What you have to do: In the material below, please retype the lines from the very first through the one with "(exlabel) at (852,578)", exactly and without pictures.

Dataset records:

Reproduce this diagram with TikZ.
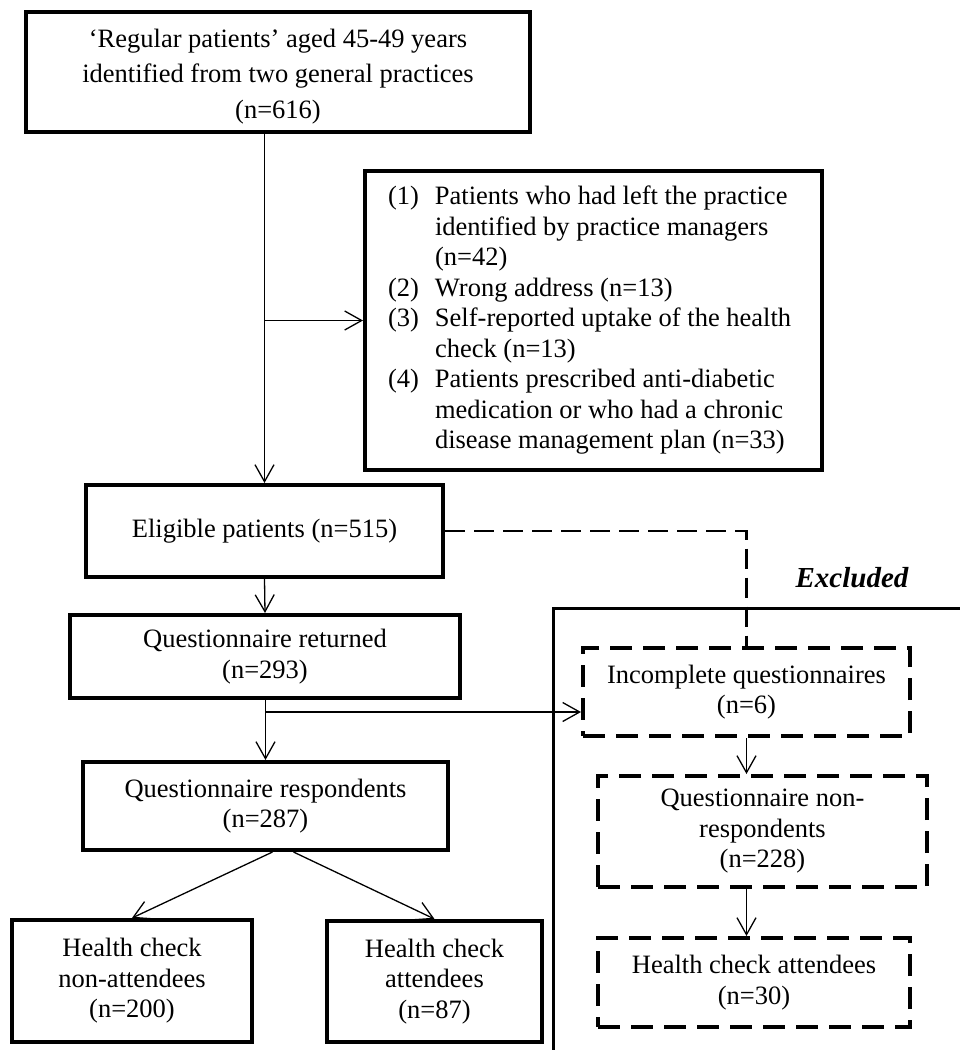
\documentclass[tikz,border=0pt]{standalone}
\usepackage{fontspec}
\setmainfont{Liberation Serif}
\usetikzlibrary{arrows.meta,calc}
\begin{document}
\begin{tikzpicture}[x=1pt,y=-1pt,
  box/.style={draw, line width=4pt, rectangle, inner sep=0pt, align=center,
              font=\fontsize{26.5}{30.5}\selectfont},
  dbox/.style={box, dash pattern=on 22pt off 11pt},
  arr/.style={line width=1.3pt, -{Straight Barb[length=17pt,width=19pt]}},
  dlink/.style={line width=2.5pt, dash pattern=on 20pt off 9pt},
  frame/.style={line width=3pt},
]
\useasboundingbox (0,0) rectangle (959,1050);

% main stream
\node[box, minimum width=504pt, minimum height=120pt,
      font=\fontsize{26.5}{35.5}\selectfont] (top) at (278,72)
  {\rule{0pt}{27pt}‘Regular patients’ aged 45-49 years\\identified from two general practices\\(n=616)};

\node[box, minimum width=457pt, minimum height=299pt, inner xsep=23pt] (excl) at (593.5,320.5)
  {\begin{tabular}{@{}p{47pt}@{}p{364pt}@{}}
   (1) & Patients who had left the practice\\
       & identified by practice managers\\
       & (n=42)\\
   (2) & Wrong address (n=13)\\
   (3) & Self-reported uptake of the health\\
       & check (n=13)\\
   (4) & Patients prescribed anti-diabetic\\
       & medication or who had a chronic\\
       & disease management plan (n=33)
   \end{tabular}};

\node[box, minimum width=357pt, minimum height=92pt] (elig) at (264.5,531) {Eligible patients (n=515)};
\node[box, minimum width=390pt, minimum height=83pt] (qr) at (265,656.5) {Questionnaire returned\\(n=293)};
\node[box, minimum width=365pt, minimum height=88pt] (resp) at (265.5,806) {Questionnaire respondents\\(n=287)};
\node[box, minimum width=240pt, minimum height=122pt] (hcn) at (132,981) {Health check\\non-attendees\\(n=200)};
\node[box, minimum width=215pt, minimum height=121pt] (hca) at (434.5,981.5) {Health check\\attendees\\(n=87)};

% excluded side
\coordinate (fc) at (553,608);
\draw[frame] (965,608) -- (fc) -- (553,1060);
\node[font=\fontsize{29}{34}\selectfont\bfseries\itshape] (exlabel) at (852,578) {Excluded};

\node[dbox, minimum width=327pt, minimum height=88pt] (inc) at (746.5,692) {Incomplete questionnaires\\(n=6)};
\node[dbox, minimum width=329pt, minimum height=111pt] (nr) at (762.5,831.5) {Questionnaire non-\\respondents\\(n=228)};
\node[dbox, minimum width=312pt, minimum height=89pt] (hcatt) at (754,982.5) {Health check attendees\\(n=30)};

% connectors
\draw[arr] (elig.north |- top.south) -- (elig.north);
\draw[arr] (elig.north |- excl.west) -- (excl.west);
\draw[arr] (elig.south) -- (qr.north);
\draw[arr] (resp.north |- qr.south) -- (resp.north);
\coordinate (split) at ([yshift=-12pt]resp.north |- qr.south);
\draw[arr] (split) -- (split -| inc.west);
\draw[arr] ([xshift=7pt]resp.south) -- (hcn.north);
\draw[arr] ([xshift=28pt]resp.south) -- (hca.north);
\draw[dlink] (elig.east) -| (inc.north);
\draw[arr] (inc.south) -- (inc.south |- nr.north);
\draw[arr] (inc.south |- nr.south) -- (inc.south |- hcatt.north);
\end{tikzpicture}
\end{document}
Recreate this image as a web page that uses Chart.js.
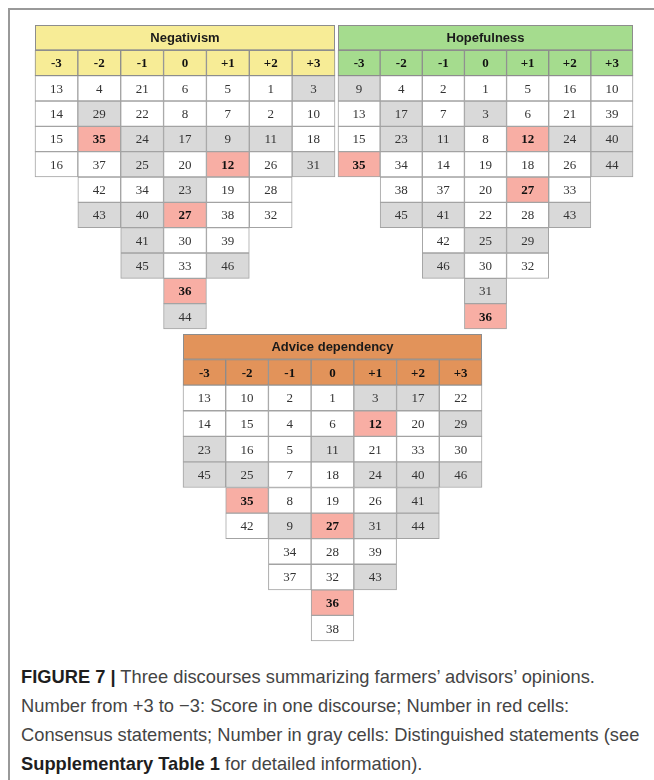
<!DOCTYPE html>
<html>
<head>
<meta charset="utf-8">
<script src="https://cdn.jsdelivr.net/npm/chart.js@4.4.1/dist/chart.umd.min.js"></script>
<style>
  body { margin: 0; background: #fff; }
  #page { position: relative; width: 654px; height: 780px; overflow: hidden; }
  #frame { position: absolute; left: 8px; top: 8px; width: 660px; height: 800px;
           border-left: 2px solid #999; border-top: 2px solid #999; }
  canvas { position: absolute; }
  #caption { position: absolute; left: 21px; top: 662px; width: 660px;
             font-family: "Liberation Sans", Arial, sans-serif; font-size: 19px;
             line-height: 29px; color: #444; white-space: nowrap;
             transform: scaleX(0.963); transform-origin: left top; }
  #caption b { color: #1e1e1e; }
</style>
</head>
<body>
<div id="page">
  <div id="frame"></div>
  <canvas id="neg" width="304" height="308" style="left:33px;top:23px"></canvas>
  <canvas id="hope" width="299" height="308" style="left:336px;top:23px"></canvas>
  <canvas id="advice" width="303" height="311" style="left:181px;top:332px"></canvas>
  <div id="caption">
    <b>FIGURE 7 |</b> Three discourses summarizing farmers’ advisors’ opinions.<br>
    Number from +3 to −3: Score in one discourse; Number in red cells:<br>
    Consensus statements; Number in gray cells: Distinguished statements (see<br>
    <b>Supplementary Table 1</b> for detailed information).
  </div>
</div>
<script>
// score columns
const scores = ["-3", "-2", "-1", "0", "+1", "+2", "+3"]

// statements placed in each column, top to bottom
const negativismCols = [
  [13, 14, 15, 16],
  [4, 29, 35, 37, 42, 43],
  [21, 22, 24, 25, 34, 40, 41, 45],
  [6, 8, 17, 20, 23, 27, 30, 33, 36, 44],
  [5, 7, 9, 12, 19, 38, 39, 46],
  [1, 2, 11, 26, 28, 32],
  [3, 10, 18, 31],
]
const hopefulnessCols = [
  [9, 13, 15, 35],
  [4, 17, 23, 34, 38, 45],
  [2, 7, 11, 14, 37, 41, 42, 46],
  [1, 3, 8, 19, 20, 22, 25, 30, 31, 36],
  [5, 6, 12, 18, 27, 28, 29, 32],
  [16, 21, 24, 26, 33, 43],
  [10, 39, 40, 44],
]
const adviceCols = [
  [13, 14, 23, 45],
  [10, 15, 16, 25, 35, 42],
  [2, 4, 5, 7, 8, 9, 34, 37],
  [1, 6, 11, 18, 19, 27, 28, 32, 36, 38],
  [3, 12, 21, 24, 26, 31, 39, 43],
  [17, 20, 33, 40, 41, 44],
  [22, 29, 30, 46],
]

// consensus statements (red) and distinguished statements (gray)
const consensus = [12, 27, 35, 36]
const negativismGray = [3, 29, 24, 17, 9, 11, 25, 31, 23, 43, 40, 41, 45, 46, 44]
const hopefulnessGray = [9, 17, 3, 23, 11, 24, 40, 44, 45, 41, 43, 25, 29, 46, 31]
const adviceGray = [3, 17, 29, 23, 11, 45, 25, 24, 40, 46, 41, 9, 31, 44, 43]

const RED = "#f8aea4"
const GRAY = "#d9d9d9"
const CELL_BORDER = "#a3a3a3"

// dibuja numeros, titulo y encabezados
const tableText = {
  id: "tableText",
  beforeDatasetsDraw(chart, args, opts) {
    const { ctx } = chart
    const x = chart.scales.x
    const y = chart.scales.y
    const top = y.getPixelForValue(-2)
    const bottom = y.getPixelForValue(-1)
    ctx.save()
    ctx.fillStyle = opts.color
    ctx.fillRect(x.left, top, x.right - x.left, bottom - top)
    ctx.strokeStyle = "#8d8d8d"
    ctx.lineWidth = 1
    ctx.strokeRect(x.left + 0.5, top + 0.5, x.right - x.left - 1, bottom - top - 1)
    ctx.restore()
  },
  afterDatasetsDraw(chart, args, opts) {
    const { ctx } = chart
    const x = chart.scales.x
    const y = chart.scales.y
    ctx.save()
    ctx.textAlign = "center"
    ctx.textBaseline = "middle"
    ctx.fillStyle = "#1a1a1a"
    ctx.font = "bold 13px 'Liberation Sans', Arial, sans-serif"
    ctx.fillText(opts.title, (x.left + x.right) / 2, y.getPixelForValue(-1.5) + 1)

    chart.data.datasets.forEach((ds, i) => {
      const meta = chart.getDatasetMeta(i)
      meta.data.forEach((bar, c) => {
        if (!ds.data[c]) return
        const p = bar.getCenterPoint()
        const label = ds.labels[c]
        const bold = ds.header || consensus.includes(label)
        ctx.font = (bold ? "bold " : "") + "13px 'Liberation Serif', 'Times New Roman', serif"
        ctx.fillStyle = bold ? "#111" : "#333"
        ctx.fillText(String(label), p.x, p.y + 1)
      })
    })
    ctx.restore()
  },
}

function buildChart(id, title, headColor, cols, grayList) {
  const rows = Math.max(...cols.map((c) => c.length))
  const datasets = [
    {
      header: true,
      labels: scores,
      data: scores.map(() => [-1, 0]),
      backgroundColor: headColor,
      borderColor: "#8d8d8d",
    },
  ]
  for (let r = 0; r < rows; r++) {
    datasets.push({
      labels: cols.map((c) => c[r]),
      data: cols.map((c) => (c.length > r ? [r, r + 1] : null)),
      backgroundColor: cols.map((c) => {
        const n = c[r]
        if (consensus.includes(n)) return RED
        if (grayList.includes(n)) return GRAY
        return "#ffffff"
      }),
      borderColor: CELL_BORDER,
    })
  }
  datasets.forEach((ds) => {
    ds.borderWidth = 1
    ds.borderSkipped = false
    ds.grouped = false
    ds.barPercentage = 1
    ds.categoryPercentage = 1
    ds.clip = false
  })

  return new Chart(document.getElementById(id), {
    type: "bar",
    data: { labels: scores, datasets },
    options: {
      responsive: false,
      animation: false,
      devicePixelRatio: 1,
      layout: { padding: 2 },
      plugins: {
        legend: { display: false },
        tooltip: { enabled: false },
        tableText: { title, color: headColor },
      },
      scales: {
        x: { display: false, offset: true },
        y: { display: false, min: -2, max: 10, reverse: true },
      },
    },
    plugins: [tableText],
  })
}

buildChart("neg", "Negativism", "#f7ec96", negativismCols, negativismGray)
buildChart("hope", "Hopefulness", "#a5dc8e", hopefulnessCols, hopefulnessGray)
buildChart("advice", "Advice dependency", "#e2935a", adviceCols, adviceGray)
</script>
</body>
</html>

Reply to the task:
Reproduce this diagram with TikZ.
\documentclass[tikz,border=0pt]{standalone}
\usepackage{fontspec}
\setmainfont{Liberation Serif}
\usetikzlibrary{arrows.meta,calc}
\begin{document}
\begin{tikzpicture}[x=1pt,y=-1pt,
  box/.style={draw, line width=4pt, rectangle, inner sep=0pt, align=center,
              font=\fontsize{26.5}{30.5}\selectfont},
  dbox/.style={box, dash pattern=on 22pt off 11pt},
  arr/.style={line width=1.3pt, -{Straight Barb[length=17pt,width=19pt]}},
  dlink/.style={line width=2.5pt, dash pattern=on 20pt off 9pt},
  frame/.style={line width=3pt},
]
\useasboundingbox (0,0) rectangle (959,1050);

% main stream
\node[box, minimum width=504pt, minimum height=120pt,
      font=\fontsize{26.5}{35.5}\selectfont] (top) at (278,72)
  {\rule{0pt}{27pt}‘Regular patients’ aged 45-49 years\\identified from two general practices\\(n=616)};

\node[box, minimum width=457pt, minimum height=299pt, inner xsep=23pt] (excl) at (593.5,320.5)
  {\begin{tabular}{@{}p{47pt}@{}p{364pt}@{}}
   (1) & Patients who had left the practice\\
       & identified by practice managers\\
       & (n=42)\\
   (2) & Wrong address (n=13)\\
   (3) & Self-reported uptake of the health\\
       & check (n=13)\\
   (4) & Patients prescribed anti-diabetic\\
       & medication or who had a chronic\\
       & disease management plan (n=33)
   \end{tabular}};

\node[box, minimum width=357pt, minimum height=92pt] (elig) at (264.5,531) {Eligible patients (n=515)};
\node[box, minimum width=390pt, minimum height=83pt] (qr) at (265,656.5) {Questionnaire returned\\(n=293)};
\node[box, minimum width=365pt, minimum height=88pt] (resp) at (265.5,806) {Questionnaire respondents\\(n=287)};
\node[box, minimum width=240pt, minimum height=122pt] (hcn) at (132,981) {Health check\\non-attendees\\(n=200)};
\node[box, minimum width=215pt, minimum height=121pt] (hca) at (434.5,981.5) {Health check\\attendees\\(n=87)};

% excluded side
\coordinate (fc) at (553,608);
\draw[frame] (965,608) -- (fc) -- (553,1060);
\node[font=\fontsize{29}{34}\selectfont\bfseries\itshape] (exlabel) at (852,578) {Excluded};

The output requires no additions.